* [Instructions for the task]:
Please transcribe the data below exactly. Leave the pictures out.

* [Data block]:
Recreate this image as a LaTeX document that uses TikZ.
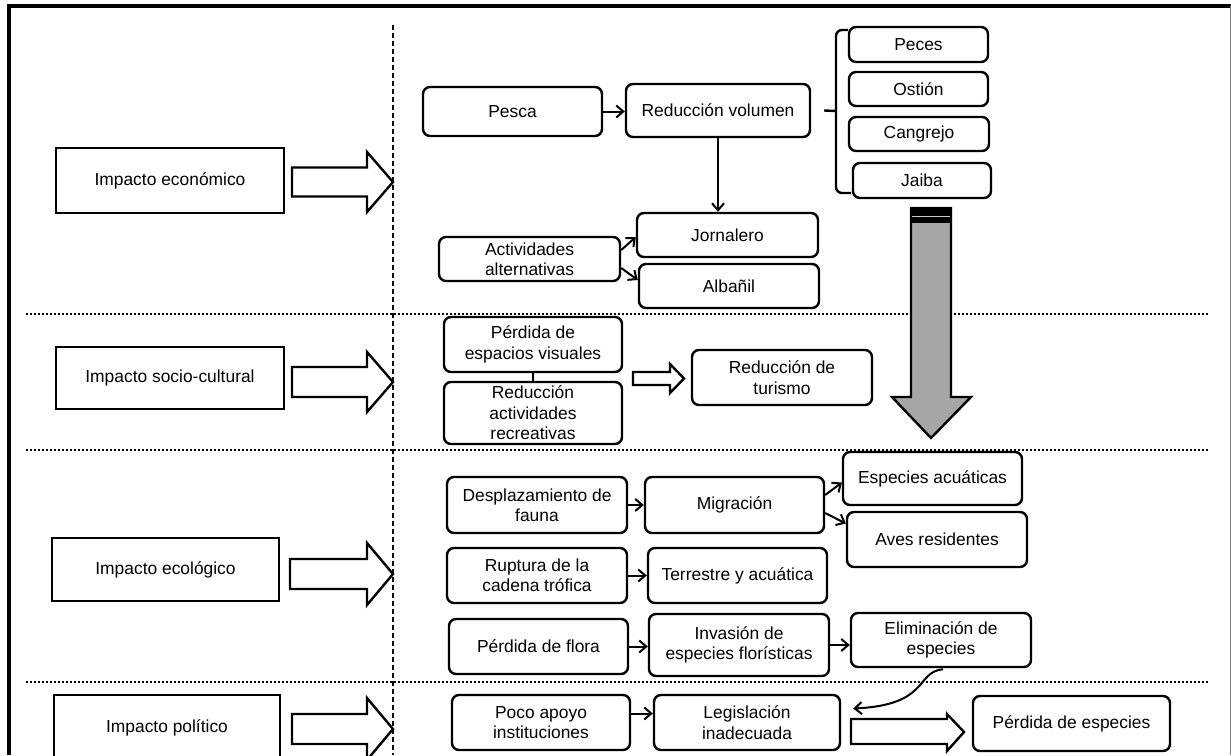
\documentclass[tikz,border=0pt]{standalone}
\usepackage{fontspec}
\setmainfont{Liberation Sans}
\usetikzlibrary{arrows.meta,calc}
\newcommand\mybox[7]{\node[#1, minimum width={(#4-#2)*0.5pt}, minimum height={(#5-#3)*0.5pt}] (#6) at ({(#2+#4)/2},{(#3+#5)/2}) {#7};}
\newcommand\blockarr[6]{\draw[blk] (#1,{#2-#5}) -- (#3,{#2-#5}) -- (#3,{#2-#6}) -- (#4,#2) -- (#3,{#2+#6}) -- (#3,{#2+#5}) -- (#1,{#2+#5}) -- cycle;}
\begin{document}
\begin{tikzpicture}[x=0.5pt,y=-0.5pt,
  font=\fontsize{8.7}{10.2}\selectfont,
  lbox/.style={draw,line width=1.2pt,inner sep=0pt,align=center,fill=white},
  rbox/.style={draw,line width=1.2pt,rounded corners=3.5pt,inner sep=0pt,align=center,fill=white},
  conn/.style={line width=1pt,-{Straight Barb[length=3.5pt,width=6pt]}},
  blk/.style={draw,line width=1.2pt,fill=white},
  sepline/.style={line width=1.2pt,dash pattern=on 1pt off 1pt},
]
\useasboundingbox (0,0) rectangle (1231,755);
\fill[white] (0,0) rectangle (1231,755);
% frame
\draw[line width=1.6pt] (9,755) -- (9,6) -- (1231,6);
\draw[gray, line width=0.5pt] (1230,6) -- (1230,755);
% separators
\draw[sepline] (26,314) -- (1210,314);
\draw[sepline] (26,450) -- (1210,450);
\draw[sepline] (26,682) -- (1210,682);
\draw[line width=0.9pt,dash pattern=on 2.5pt off 1.5pt] (393,25) -- (393,755);

% left boxes
\mybox{lbox}{56}{148}{284}{213}{econ}{Impacto económico}
\mybox{lbox}{56}{347}{284}{409}{soc}{Impacto socio-cultural}
\mybox{lbox}{52}{538}{279}{601}{eco}{Impacto ecológico}
\mybox{lbox}{54}{695}{280}{761}{pol}{Impacto político}
\blockarr{292}{182}{367}{393}{14.5}{30}
\blockarr{292}{382}{367}{393}{15}{30}
\blockarr{290}{574}{367}{393}{15}{31}
\blockarr{292}{729}{367}{393}{15}{31}

% economic
\mybox{rbox}{423}{87}{602}{136}{pesca}{Pesca}
\mybox{rbox}{626}{84}{810}{137}{redv}{Reducción volumen}
\mybox{rbox}{849}{27}{988}{62}{peces}{Peces}
\mybox{rbox}{849}{72}{988}{106}{ostion}{Ostión}
\mybox{rbox}{849}{117}{989}{151}{cang}{Cangrejo}
\mybox{rbox}{853}{163}{991}{198}{jaiba}{Jaiba}
\mybox{rbox}{439}{237}{620}{281}{act}{Actividades\\alternativas}
\mybox{rbox}{637}{213}{818}{257}{jorn}{Jornalero}
\mybox{rbox}{639}{264}{819}{308}{alb}{Albañil}
\draw[conn] (pesca.east) -- (pesca.east -| redv.west);
\draw[conn] (redv.south) -- (redv.south |- jorn.north);
\coordinate (br) at (836,111);
\draw[line width=1.2pt] ($(redv.east)+(13,0)$) -- (br);
\draw[line width=1.2pt,rounded corners=3pt] (848,30) -- (836,30) -- (836,193) -- (851,193);
\draw[conn] ($(act.east)+(0,-9)$) -- ($(jorn.west)+(0,2)$);
\draw[conn] ($(act.east)+(0,9)$) -- ($(alb.west)+(0,-6)$);

% socio-cultural
\mybox{rbox}{444}{317}{622}{372}{pesp}{Pérdida de\\espacios visuales}
\mybox{rbox}{444}{382}{622}{444}{ract}{Reducción\\actividades\\recreativas}
\mybox{rbox}{692}{350}{872}{405}{tur}{Reducción de\\turismo}
\draw[line width=1.2pt] (pesp.south) -- (ract.north);
\draw[blk] (633,372) -- (670,372) -- (670,364) -- (684,378.5) -- (670,393) -- (670,385) -- (633,385) -- cycle;

% gray arrow
\draw[line width=1.2pt, fill=gray!70] (911,208) -- (951,208) -- (951,397) -- (971,397) -- (931,438) -- (892,397) -- (911,397) -- cycle;
\fill (911,208) rectangle (951,223);
\draw[gray!40, line width=0.6pt] (912,216.5) -- (950,216.5);

% ecological
\mybox{rbox}{447}{477}{627}{533}{desp}{Desplazamiento de\\fauna}
\mybox{rbox}{645}{477}{824}{533}{migr}{Migración}
\mybox{rbox}{843}{452}{1022}{505}{esp}{Especies acuáticas}
\mybox{rbox}{847}{512}{1027}{567}{aves}{Aves residentes}
\mybox{rbox}{447}{548}{627}{603}{rupt}{Ruptura de la\\cadena trófica}
\mybox{rbox}{648}{548}{827}{603}{terr}{Terrestre y acuática}
\mybox{rbox}{449}{619}{628}{674}{flora}{Pérdida de flora}
\mybox{rbox}{649}{614}{829}{676}{inv}{Invasión de\\especies florísticas}
\mybox{rbox}{851}{613}{1031}{667}{elim}{Eliminación de\\especies}
\draw[conn] (desp.east) -- (desp.east -| migr.west);
\draw[conn] ($(migr.east)+(0,-10)$) -- ($(esp.west)+(0,4)$);
\draw[conn] ($(migr.east)+(0,8)$) -- ($(aves.west)+(0,-16)$);
\draw[conn] (rupt.east) -- (rupt.east -| terr.west);
\draw[conn] (flora.east) -- (flora.east -| inv.west);
\draw[conn] (inv.east) -- (inv.east -| elim.west);

% political
\mybox{rbox}{452}{695}{630}{750}{poco}{Poco apoyo\\instituciones}
\mybox{rbox}{654}{695}{840}{750}{leg}{Legislación\\inadecuada}
\mybox{rbox}{973}{696}{1170}{751}{perd}{Pérdida de especies}
\draw[conn] ($(poco.east)+(0,-9)$) -- ($(poco.east -| leg.west)+(0,-9)$);
\draw[conn] ($(elim.south)+(2,1)$) .. controls (915,672) and (930,705) .. ($(leg.east)+(12,-14)$);
\draw[blk] (851,719) -- (947,719) -- (947,714) -- (964,732) -- (947,751) -- (947,744) -- (851,744) -- cycle;
\end{tikzpicture}
\end{document}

* [Answer for this exercise]:
Recreate this image as a LaTeX document that uses TikZ.
\documentclass[tikz,border=0pt]{standalone}
\usepackage{fontspec}
\setmainfont{Liberation Sans}
\usetikzlibrary{arrows.meta,calc}
\newcommand\mybox[7]{\node[#1, minimum width={(#4-#2)*0.5pt}, minimum height={(#5-#3)*0.5pt}] (#6) at ({(#2+#4)/2},{(#3+#5)/2}) {#7};}
\newcommand\blockarr[6]{\draw[blk] (#1,{#2-#5}) -- (#3,{#2-#5}) -- (#3,{#2-#6}) -- (#4,#2) -- (#3,{#2+#6}) -- (#3,{#2+#5}) -- (#1,{#2+#5}) -- cycle;}
\begin{document}
\begin{tikzpicture}[x=0.5pt,y=-0.5pt,
  font=\fontsize{8.7}{10.2}\selectfont,
  lbox/.style={draw,line width=1.2pt,inner sep=0pt,align=center,fill=white},
  rbox/.style={draw,line width=1.2pt,rounded corners=3.5pt,inner sep=0pt,align=center,fill=white},
  conn/.style={line width=1pt,-{Straight Barb[length=3.5pt,width=6pt]}},
  blk/.style={draw,line width=1.2pt,fill=white},
  sepline/.style={line width=1.2pt,dash pattern=on 1pt off 1pt},
]
\useasboundingbox (0,0) rectangle (1231,755);
\fill[white] (0,0) rectangle (1231,755);
% frame
\draw[line width=1.6pt] (9,755) -- (9,6) -- (1231,6);
\draw[gray, line width=0.5pt] (1230,6) -- (1230,755);
% separators
\draw[sepline] (26,314) -- (1210,314);
\draw[sepline] (26,450) -- (1210,450);
\draw[sepline] (26,682) -- (1210,682);
\draw[line width=0.9pt,dash pattern=on 2.5pt off 1.5pt] (393,25) -- (393,755);

% left boxes
\mybox{lbox}{56}{148}{284}{213}{econ}{Impacto económico}
\mybox{lbox}{56}{347}{284}{409}{soc}{Impacto socio-cultural}
\mybox{lbox}{52}{538}{279}{601}{eco}{Impacto ecológico}
\mybox{lbox}{54}{695}{280}{761}{pol}{Impacto político}
\blockarr{292}{182}{367}{393}{14.5}{30}
\blockarr{292}{382}{367}{393}{15}{30}
\blockarr{290}{574}{367}{393}{15}{31}
\blockarr{292}{729}{367}{393}{15}{31}

% economic
\mybox{rbox}{423}{87}{602}{136}{pesca}{Pesca}
\mybox{rbox}{626}{84}{810}{137}{redv}{Reducción volumen}
\mybox{rbox}{849}{27}{988}{62}{peces}{Peces}
\mybox{rbox}{849}{72}{988}{106}{ostion}{Ostión}
\mybox{rbox}{849}{117}{989}{151}{cang}{Cangrejo}
\mybox{rbox}{853}{163}{991}{198}{jaiba}{Jaiba}
\mybox{rbox}{439}{237}{620}{281}{act}{Actividades\\alternativas}
\mybox{rbox}{637}{213}{818}{257}{jorn}{Jornalero}
\mybox{rbox}{639}{264}{819}{308}{alb}{Albañil}
\draw[conn] (pesca.east) -- (pesca.east -| redv.west);
\draw[conn] (redv.south) -- (redv.south |- jorn.north);
\coordinate (br) at (836,111);
\draw[line width=1.2pt] ($(redv.east)+(13,0)$) -- (br);
\draw[line width=1.2pt,rounded corners=3pt] (848,30) -- (836,30) -- (836,193) -- (851,193);
\draw[conn] ($(act.east)+(0,-9)$) -- ($(jorn.west)+(0,2)$);
\draw[conn] ($(act.east)+(0,9)$) -- ($(alb.west)+(0,-6)$);

% socio-cultural
\mybox{rbox}{444}{317}{622}{372}{pesp}{Pérdida de\\espacios visuales}
\mybox{rbox}{444}{382}{622}{444}{ract}{Reducción\\actividades\\recreativas}
\mybox{rbox}{692}{350}{872}{405}{tur}{Reducción de\\turismo}
\draw[line width=1.2pt] (pesp.south) -- (ract.north);
\draw[blk] (633,372) -- (670,372) -- (670,364) -- (684,378.5) -- (670,393) -- (670,385) -- (633,385) -- cycle;

% gray arrow
\draw[line width=1.2pt, fill=gray!70] (911,208) -- (951,208) -- (951,397) -- (971,397) -- (931,438) -- (892,397) -- (911,397) -- cycle;
\fill (911,208) rectangle (951,223);
\draw[gray!40, line width=0.6pt] (912,216.5) -- (950,216.5);

% ecological
\mybox{rbox}{447}{477}{627}{533}{desp}{Desplazamiento de\\fauna}
\mybox{rbox}{645}{477}{824}{533}{migr}{Migración}
\mybox{rbox}{843}{452}{1022}{505}{esp}{Especies acuáticas}
\mybox{rbox}{847}{512}{1027}{567}{aves}{Aves residentes}
\mybox{rbox}{447}{548}{627}{603}{rupt}{Ruptura de la\\cadena trófica}
\mybox{rbox}{648}{548}{827}{603}{terr}{Terrestre y acuática}
\mybox{rbox}{449}{619}{628}{674}{flora}{Pérdida de flora}
\mybox{rbox}{649}{614}{829}{676}{inv}{Invasión de\\especies florísticas}
\mybox{rbox}{851}{613}{1031}{667}{elim}{Eliminación de\\especies}
\draw[conn] (desp.east) -- (desp.east -| migr.west);
\draw[conn] ($(migr.east)+(0,-10)$) -- ($(esp.west)+(0,4)$);
\draw[conn] ($(migr.east)+(0,8)$) -- ($(aves.west)+(0,-16)$);
\draw[conn] (rupt.east) -- (rupt.east -| terr.west);
\draw[conn] (flora.east) -- (flora.east -| inv.west);
\draw[conn] (inv.east) -- (inv.east -| elim.west);

% political
\mybox{rbox}{452}{695}{630}{750}{poco}{Poco apoyo\\instituciones}
\mybox{rbox}{654}{695}{840}{750}{leg}{Legislación\\inadecuada}
\mybox{rbox}{973}{696}{1170}{751}{perd}{Pérdida de especies}
\draw[conn] ($(poco.east)+(0,-9)$) -- ($(poco.east -| leg.west)+(0,-9)$);
\draw[conn] ($(elim.south)+(2,1)$) .. controls (915,672) and (930,705) .. ($(leg.east)+(12,-14)$);
\draw[blk] (851,719) -- (947,719) -- (947,714) -- (964,732) -- (947,751) -- (947,744) -- (851,744) -- cycle;
\end{tikzpicture}
\end{document}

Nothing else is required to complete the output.